Notes on the Scripture

This meeting, recorded in the first chapter of Acts, is (to the best of my knowledge) the last mention of Andrew in the Bible. Although it is difficult and perhaps impossible to know what actually became of Andrew thereafter, without doubt he traveled widely and actively spread Christ’s Gospel to many people.

Andrew was the first apostle to follow Jesus and was also the oldest—a year older than Jesus himself. He was a follower of John the Baptist. When Christ was baptized by John, Andrew followed Him and brought his younger brother, Peter, who apparently was a gifted and charismatic speaker. Andrew was reputedly the first to record the teachings of Jesus in writing, but we have no idea whether or to what degree any of his writings still exist as part of the Gospels in our Bible, or elsewhere. The originals were reported to have been collected in the Great Library of Alexandria (in Egypt), which was subsequently destroyed by fire.

There are many traditions about Andrew. Most agree that he traveled north to the Ukraine (then called Scythia) and Georgia. He became the patron saint of Russia, the Ukraine, and Rumania; many Russian flags contained a Cross of St. Andrew similar to the flag of Scotland. Most accounts agree that he ended his travels in Patras, Greece (a city about 130 miles west of Athens), where he was crucified on a cross laid in the shape of an “X”.

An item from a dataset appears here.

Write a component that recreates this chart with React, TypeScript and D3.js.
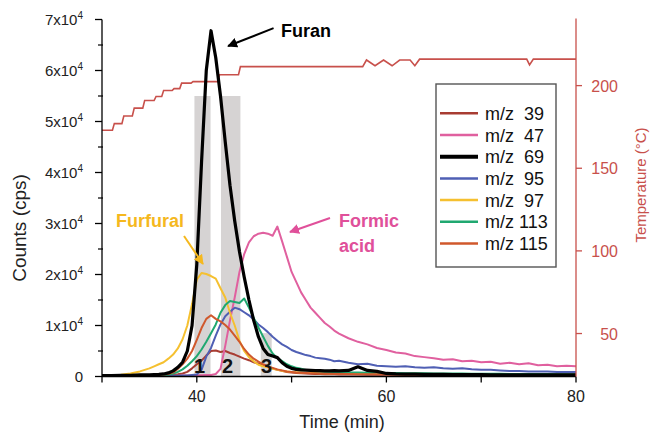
import React from "react";
import * as d3 from "d3";

// time axis (min), shared by every m/z trace
const time = [
  30, 31, 32, 33, 34, 35,
  35.5, 36, 36.5, 37, 37.5, 38, 38.5, 39, 39.5, 40,
  40.5, 41, 41.5, 42, 42.5, 43, 43.5, 44, 44.5, 45,
  45.5, 46, 46.5, 47, 47.5, 48, 48.5, 49, 49.5, 50,
  50.5, 51, 51.5, 52, 52.5, 53, 53.5, 54, 54.5, 55,
  56, 57, 58, 59, 60, 61, 62, 63, 64, 65,
  66, 67, 68, 69, 70, 71, 72, 73, 74, 75,
  76, 77, 78, 79, 80,
];

const mz39 = [
  150, 150, 150, 200, 200, 200,
  200, 250, 250, 300, 350, 450, 600, 900, 1600, 2400,
  3100, 4100, 5000, 5100, 4800, 5000, 4600, 4300, 3900, 3500,
  3200, 2800, 2500, 2200, 1900, 1600, 1300, 1100, 900, 800,
  700, 650, 600, 550, 500, 500, 450, 450, 450, 400,
  400, 400, 350, 350, 350, 350, 300, 300, 300, 300,
  300, 300, 250, 250, 250, 250, 250, 250, 250, 250,
  250, 200, 200, 200, 200,
];

const mz47 = [
  150, 150, 150, 150, 150, 150,
  150, 150, 150, 150, 150, 150, 200, 200, 200, 250,
  250, 300, 300, 500, 1500, 6000, 11000, 15500, 20500, 24000,
  26300, 27500, 28000, 28200, 28000, 27600, 29400, 26500, 23500, 20500,
  18500, 16500, 15000, 13500, 12500, 11500, 10500, 9800, 9000, 8400,
  7500, 6800, 6300, 5600, 5200, 4700, 4500, 4000, 3800, 3600,
  3300, 3400, 3000, 3100, 2800, 2900, 2500, 2700, 2400, 2600,
  2200, 2300, 2000, 2100, 2000,
];

const mz69 = [
  200, 200, 250, 250, 300, 300,
  350, 400, 500, 700, 1100, 1800, 2800, 5000, 10000, 22000,
  42000, 60000, 67800, 62500, 55000, 46000, 37500, 30500, 24500, 19500,
  15000, 11000, 7800, 5500, 4300, 4000, 3700, 2700, 2000, 1600,
  1400, 1300, 1250, 1200, 1150, 1150, 1100, 1100, 1150, 1100,
  1200, 1900, 1200, 1000, 600, 500, 450, 450, 400, 400,
  400, 350, 350, 350, 350, 300, 300, 300, 300, 300,
  300, 300, 300, 300, 300,
];

const mz95 = [
  100, 100, 100, 100, 100, 100,
  100, 100, 100, 150, 150, 150, 200, 200, 300, 400,
  1300, 3900, 5600, 8000, 10200, 11800, 12700, 13500, 13200, 12600,
  12000, 11200, 10200, 9500, 8700, 7800, 7000, 6300, 5800, 5200,
  4800, 4500, 4200, 4000, 3700, 3600, 3500, 3300, 3000, 3100,
  2700, 2400, 2500, 2100, 2000, 1900, 2000, 1800, 1700, 1800,
  1600, 1500, 1600, 1400, 1300, 1300, 1200, 1100, 1100, 1000,
  1000, 1000, 900, 900, 900,
];

const mz97 = [
  300, 300, 350, 600, 1000, 1600,
  2000, 2400, 2800, 3500, 4300, 5500, 7300, 10000, 14200, 19000,
  20300, 20100, 19700, 19200, 17300, 15500, 12500, 10000, 7000, 5000,
  3800, 3000, 2300, 2000, 1800, 1500, 1300, 1100, 1000, 900,
  850, 800, 750, 700, 700, 650, 650, 600, 600, 600,
  550, 550, 600, 500, 550, 500, 500, 550, 500, 500,
  500, 450, 500, 450, 500, 450, 450, 500, 450, 450,
  450, 400, 450, 400, 400,
];

const mz113 = [
  150, 150, 200, 200, 200, 250,
  250, 300, 300, 350, 600, 900, 1400, 2100, 3000, 4000,
  5300, 6800, 8500, 10200, 12500, 14000, 14800, 14600, 14400, 15300,
  13500, 11500, 9600, 7800, 6000, 4500, 3600, 3000, 2400, 2000,
  1700, 1500, 1300, 1200, 1100, 1000, 950, 900, 850, 850,
  800, 800, 750, 750, 700, 700, 650, 650, 650, 600,
  600, 600, 600, 550, 550, 550, 550, 500, 500, 500,
  500, 500, 450, 450, 450,
];

const mz115 = [
  200, 200, 200, 250, 250, 300,
  300, 350, 400, 500, 800, 1500, 2400, 3500, 5000, 7200,
  9500, 11300, 12000, 11300, 10800, 10100, 9200, 8000, 6800, 5400,
  4300, 3500, 2900, 2400, 2000, 1700, 1400, 1200, 1000, 900,
  800, 750, 700, 650, 600, 600, 550, 550, 500, 500,
  500, 450, 450, 450, 400, 400, 400, 400, 350, 350,
  350, 350, 350, 300, 300, 300, 300, 300, 300, 300,
  300, 250, 250, 250, 250,
];

const seriesLabels = ["m/z  39", "m/z  47", "m/z  69", "m/z  95", "m/z  97", "m/z 113", "m/z 115"];
const seriesValues = [mz39, mz47, mz69, mz95, mz97, mz113, mz115];
const seriesColors = ["#a83c32", "#e0609f", "#000000", "#4f5fb4", "#f5c030", "#20a870", "#d0582c"];
const drawOrder = [0, 1, 3, 4, 5, 6, 2];

// temperature programme (°C), right axis
const tempTime = [
  30, 31.1, 31.3, 32.1, 32.3, 33.2, 33.4, 34.3, 34.5, 35.5, 35.7, 36.3, 36.5,
  37.4, 37.6, 38.2, 38.4, 39.4, 39.6, 42.2, 42.4, 44.4, 44.6,
  57.5, 57.9, 58.8, 59.7, 60.6, 61.4, 62.5, 63.0, 63.5, 74.8, 75.1, 75.5, 80,
];
const tempValue = [
  173, 173, 177, 177, 181.6, 181.6, 186.4, 186.4, 191, 191, 193.4, 193.4, 197,
  197, 198.2, 198.2, 201.5, 201.5, 202.4, 202.4, 206.6, 206.6, 211.5,
  211.5, 215.5, 212, 215.5, 212, 215.5, 215.5, 212, 216, 216, 212.5, 216, 216,
];

// shaded integration windows
const bandStart = [39.75, 42.55, 46.75];
const bandEnd = [41.45, 44.6, 47.9];
const bandTop = [55000, 55000, 8500];
const bandLabels = ["1", "2", "3"];
const bandLabelTime = [40.3, 43.25, 47.35];

const countTicks = [0, 10000, 20000, 30000, 40000, 50000, 60000, 70000];
const countMinor = [5000, 15000, 25000, 35000, 45000, 55000, 65000];
const timeTicks = [30, 40, 50, 60, 70, 80];
const timeLabels = [40, 60, 80];
const tempTicks = [50, 100, 150, 200];

const font = "Liberation Sans, Arial, sans-serif";

export default function App() {
  const x = d3.scaleLinear().domain([30, 80]).range([102, 576]);
  const y = d3.scaleLinear().domain([0, 70000]).range([376.5, 19.5]);
  const yT = d3.scaleLinear().domain([24, 240]).range([376.5, 19.5]);

  const line = d3
    .line<number>()
    .x((_, i) => x(time[i]))
    .y((d) => y(d));

  const tempLine = d3
    .line<number>()
    .x((_, i) => x(tempTime[i]))
    .y((d) => yT(d));

  const tempColor = "#c8504b";

  return (
    <svg
      width={653}
      height={433}
      style={{ position: "absolute", left: 0, top: 0, background: "#fff" }}
      fontFamily={font}
    >
      <defs>
        <marker id="ahK" viewBox="0 0 10 10" refX="9" refY="5" markerWidth="5" markerHeight="5" orient="auto">
          <path d="M0,0 L10,5 L0,10 z" fill="#000" />
        </marker>
        <marker id="ahY" viewBox="0 0 10 10" refX="9" refY="5" markerWidth="5" markerHeight="5" orient="auto">
          <path d="M0,0 L10,5 L0,10 z" fill="#f5b81e" />
        </marker>
        <marker id="ahP" viewBox="0 0 10 10" refX="9" refY="5" markerWidth="5" markerHeight="5" orient="auto">
          <path d="M0,0 L10,5 L0,10 z" fill="#e0509a" />
        </marker>
      </defs>

      {/* gray bands */}
      {bandStart.map((b, i) => (
        <rect
          key={"band" + i}
          x={x(b)}
          y={y(bandTop[i])}
          width={x(bandEnd[i]) - x(b)}
          height={y(0) - y(bandTop[i])}
          fill="#d6d3d3"
        />
      ))}

      {/* temperature */}
      <path d={tempLine(tempValue) || ""} fill="none" stroke={tempColor} strokeWidth={1.6} />

      {/* traces */}
      {drawOrder.map((k) => (
        <path
          key={"s" + k}
          d={line(seriesValues[k]) || ""}
          fill="none"
          stroke={seriesColors[k]}
          strokeWidth={k === 2 ? 3.2 : 2}
          strokeLinejoin="round"
        />
      ))}

      {/* band labels */}
      {bandLabels.map((l, i) => (
        <text
          key={"bl" + i}
          x={x(bandLabelTime[i])}
          y={y(0) - 4}
          textAnchor="middle"
          fontSize={20}
          fontWeight="bold"
          fill="#111"
        >
          {l}
        </text>
      ))}

      {/* left axis */}
      <line x1={x(30)} x2={x(30)} y1={y(70000)} y2={y(0)} stroke="#000" strokeWidth={1.3} />
      {countTicks.map((t) => (
        <g key={"ct" + t}>
          <line x1={x(30) - 7} x2={x(30)} y1={y(t)} y2={y(t)} stroke="#000" strokeWidth={1.3} />
          <text x={83} y={y(t) + 5} textAnchor="end" fontSize={15} fill="#222">
            {t === 0 ? (
              "0"
            ) : (
              <>
                {t / 10000 + "x10"}
                <tspan dy={-6} fontSize={10}>
                  4
                </tspan>
              </>
            )}
          </text>
        </g>
      ))}
      {countMinor.map((t) => (
        <line key={"cm" + t} x1={x(30) - 4} x2={x(30) + 1} y1={y(t)} y2={y(t)} stroke="#000" strokeWidth={1.2} />
      ))}
      <text
        transform={`translate(26,${228}) rotate(-90)`}
        textAnchor="middle"
        fontSize={19}
        fill="#222"
      >
        Counts (cps)
      </text>

      {/* bottom axis */}
      <line x1={x(30)} x2={x(80)} y1={y(0)} y2={y(0)} stroke="#000" strokeWidth={1.3} />
      {timeTicks.map((t) => (
        <line key={"tt" + t} x1={x(t)} x2={x(t)} y1={y(0)} y2={y(0) + 6} stroke="#000" strokeWidth={1.3} />
      ))}
      {timeLabels.map((t) => (
        <text key={"tl" + t} x={x(t)} y={402} textAnchor="middle" fontSize={16} fill="#222">
          {t}
        </text>
      ))}
      <text x={342} y={428} textAnchor="middle" fontSize={18} fill="#222">
        Time (min)
      </text>

      {/* right axis */}
      <line x1={x(80)} x2={x(80)} y1={yT(240) - 1} y2={y(0)} stroke={tempColor} strokeWidth={1.3} />
      {tempTicks.map((t) => (
        <g key={"tp" + t}>
          <line x1={x(80)} x2={x(80) + 6} y1={yT(t)} y2={yT(t)} stroke={tempColor} strokeWidth={1.3} />
          <text x={618} y={yT(t) + 6} textAnchor="end" fontSize={16} fill={tempColor}>
            {t}
          </text>
        </g>
      ))}
      <text
        transform={`translate(646,${185}) rotate(-90)`}
        textAnchor="middle"
        fontSize={15}
        fill={tempColor}
      >
        Temperature (°C)
      </text>

      {/* legend */}
      <rect x={436} y={84} width={120} height={183} fill="#fff" stroke="#555" strokeWidth={1.4} />
      {seriesLabels.map((l, i) => (
        <g key={"lg" + i} transform={`translate(0,${113.3 + i * 21.7})`}>
          <line x1={440} x2={478} y1={0} y2={0} stroke={seriesColors[i]} strokeWidth={i === 2 ? 4 : 2.5} />
          <text x={485} y={6.5} fontSize={18} fill="#111" style={{ whiteSpace: "pre" }}>
            {l}
          </text>
        </g>
      ))}

      {/* annotations */}
      <text x={x(48.88)} y={y(66570)} fontSize={18} fontWeight="bold" fill="#000">
        Furan
      </text>
      <line
        x1={x(48.1)}
        y1={y(68300)}
        x2={x(43.3)}
        y2={y(64800)}
        stroke="#000"
        strokeWidth={2}
        markerEnd="url(#ahK)"
      />
      <text x={x(31.48)} y={y(29310)} fontSize={18} fontWeight="bold" fill="#f5b81e">
        Furfural
      </text>
      <line
        x1={x(38.65)}
        y1={y(27550)}
        x2={x(40.65)}
        y2={y(22060)}
        stroke="#f5b81e"
        strokeWidth={2}
        markerEnd="url(#ahY)"
      />
      <text x={x(55.0)} y={y(29310)} fontSize={18} fontWeight="bold" fill="#e0509a">
        Formic
      </text>
      <text x={x(55.0)} y={y(24410)} fontSize={18} fontWeight="bold" fill="#e0509a">
        acid
      </text>
      <line
        x1={x(54.05)}
        y1={y(31080)}
        x2={x(49.83)}
        y2={y(28330)}
        stroke="#e0509a"
        strokeWidth={2}
        markerEnd="url(#ahP)"
      />
    </svg>
  );
}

The stories about the disposition of his remains are even more colorful than the accounts of his travels. Many churches claim to have received and enshrined parts of his body. Most notably, when the Emperor Constantine (son of Constantine the Great) ordered that Andrew’s body be exhumed and brought to Constantinople, a monk named Regulus reportedly was visited by an angel, who instructed him to take Andrew’s remains and flee to the farthest ends of the world. Regulus took such remains as he could manage and fled, only to be shipwrecked in Scotland, where the remains were enshrined.

Thus, Andrew became the patron saint of Scotland, and the Scottish flag represented the cross he died upon: a white “X” shape on a blue field. The purported remains were destroyed or stolen during the Scottish Reformation, but we see his influence even today in the British flag (the “Union Jack”) and the flag of the Scottish Parliament.